Saturday, March 13, 2010

Reading Muller's The Land of Green Plums

I recently finished reading The Land of Green Plums the novel written by 2009 Nobel Prize winner Herta Muller. Muller is Romanian-German and there were several reasons I put the book on my reading list. I’d never read any Muller, or to be honest, heard of her before the Nobel bestowed its prize. I also have a slight aversion to German fiction after living in Munich for a few years and felt it time to move beyond my own pathology (don't ask but it was one of my 2010 New Year’s resolutions). More importantly, my in-laws, now living in Jerusalem, fled pre-Ceauşescu Romania in the early 1960s. Their exit may have been part of what is known as the “Gentlemen’s Agreement” between Romania and Israel under which Israel paid Romania hard currency or provided economic assistance for every Jew “allowed” to emigrate. Even for Jews, such a decision must have been difficult as those that applied to leave were labeled enemies of the Communist system, of the country. This resulted in immediate humiliating dismissal from the place of employment and social stigmatisation. My in-laws left businesses, friends, family and came to Israel where a few years later, my husband and his sister were born. Muller herself may have been part of this same program as in the 1960s Ceausescu decided to "sell" not only Jews, but also Romanians of German origin who wanted to return to live in Germany -- The "selling" of people was a unique occurrence in modern history. He considered "Jews, Germans, and oil" the most important export commodities in Romania. For all those reasons, Muller seemed an important writer.

The novel takes place in an unspecified location and time, though it is a large city and sometime during Romanian dictator Ceausescu’s reign 24-year reign. I imagined Bucharest, Romania’s capital, in the late 1970s or early 1980s. The novel is told through the eyes of an unnamed young woman who leaves her small village for college and work. The narrator is of German origin, and may be modeled on Muller herself. We do learn names of several of her friends—Lola, Tereza, Edgar, Kurt, and Georg. Lola, one of the narrator’s roommates, kills herself early in the book. By the end, Tereza, who may or may not be an informant, succumbs to some unnamed disease perhaps cancer, Kurt and Georg are dead, after fleeing Romania, while the narrator and Edgar, who also manage to escape, are living in a state of still-constant fear in Germany.

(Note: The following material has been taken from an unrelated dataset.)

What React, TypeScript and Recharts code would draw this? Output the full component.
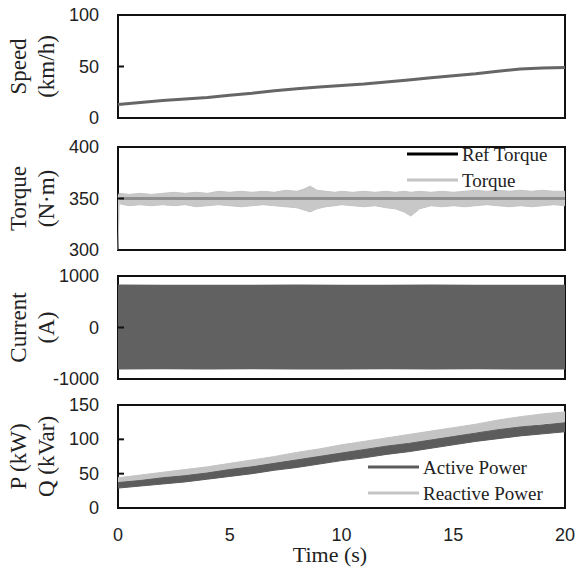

The language in the book is simple and usually told via the interior monologue of the main character. Thus we often lose track of who is speaking, the action. Muller also uses created metaphors such as ‘heartbeast,’ ‘the eating of green plums’ by police officers, a ‘singing’ grandmother to indicate emotional states. The metaphors are strange, but are very expressive. They make you feel the oppressive atmosphere in a totalitarian regime, one starts to feel persecuted by "harmless men with dogs" walking behind you, one can relate perfectly well to how the characters grow more and more hopeless.

The Land of Green Plums brings to mind absurdist literature in the vein of Camus and Kafka. The novel lacks a traditional plot structure, the characters are ambiguous in nature, and it is basically a study of human behavior under circumstances that are highly unusual. But this is a perfectly valid way of expressing such life in art. To deal with the experience of totalitarianism would appear to demand either a talent for such poetic near-evasion or for absurdist, almost surreal comedy. In Muller’s case, it is the former rather than the latter. Humor, at least here, is not one of her tools. But given the suffering and deprivation Romanians suffered under Ceausescu, including her own, perhaps Muller felt any lightening of the novel’s atmosphere would have been further absurdity.

I admit I have typically turned to the poetic works by Czeslaw Milosz, Durs Grunbein, Adam Zagajewski, Anna Achmatova, Osip Mandelstam as lenses into this type of experience. Muller’s work though cannot be ignored. It isn’t necessarily fun reading, but it is I suppose necessary.